The lawsuit names Defense Secretary Robert Gates and his predecessor, Donald Rumsfeld, as defendants, charging that both have failed to take aggressive measures to deal with the problem or follow edicts from Congress.

Delays with reporting complaints?
It charges, for example, that Rumsfeld in 2004 delayed naming members to a commission mandated by Congress to investigate the military's handling of sexual assault cases and resisted congressional oversight of the issue. It accuses Gates of violating the plaintiffs' constitutional rights by permitting military commanders to use "nonjudicial punishments" for accused rapists — and failing to meet a congressionally mandated deadline for creating a database that would centralize all reports of rapes and sexual assaults.

"Sexual assault is a wider societal problem and Secretary Gates has been working with the service chiefs to make sure the U.S. military is doing all it can to prevent and respond to it," Geoff Morrell, Pentagon press secretary, wrote in an e-mail to NBC.

"That means providing more money, personnel, training and expertise, including reaching out to other large institutions such as universities to learn best practices. This is now a command priority, but we clearly still have more work to do in order to ensure all of our service members are safe from abuse," he added.

'I just kind of panicked'
One of the more disturbing stories in the complaint is that of Sarah Albertson, a former Marine corporal at Camp Pendleton who says that after a night of partying, a superior officer climbed into the bed where she was sleeping and forced himself on her.

"I just kind of panicked, froze. I didn't say anything," she said. She admits she was drinking heavily that night, but after reporting the incident, she was still forced to work in the same office as her assailant.

"I was told I needed to suck it up until the end of the investigation and I was told to respect the rank he deserves," she said. Suffering from depression as a result of the experience, she gained 30 pounds and was eventually assigned to a weight-loss training program. The officer in charge was the man she says had raped her. "He was in charge of judging my body," she said.

Albertson — like Havrilla and Gallagher — says the men they accused denied the charges of non-consensual sex, essentially making their cases ones of "he said-she said."

None of the alleged attackers named in the lawsuit was reported to have been convicted. In most cases, the charges were either never pursued or dropped.

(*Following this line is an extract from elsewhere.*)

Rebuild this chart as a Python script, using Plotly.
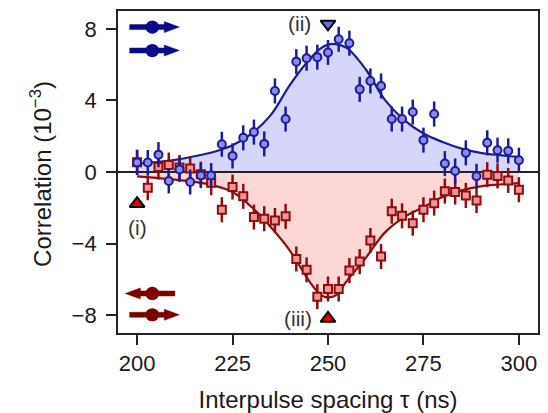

In one case, an Army officer who denied one of the alleged sexual assaults was charged with "lying on a sworn statement." In another, an Air Force serviceman who was alleged to have broken into the room of a female coworker at 3 a.m. at Nellis Air Force Base was charged in a court-martial, but on the eve of his trial got off when a a new commander came in and ordered the charges dropped. The alleged rapist was later given an "Airman of the Quarter" award and his accuser transferred to another base.

Albertson, Havrilla and Gallagher all believed their military commanders never took their complaints as seriously as they should have. As much as they say they don't want to sweep this [problem] under the rug, "that’s what they want to do," said Gallagher.

"It's sad in a way that you have to file a lawsuit to get their attention."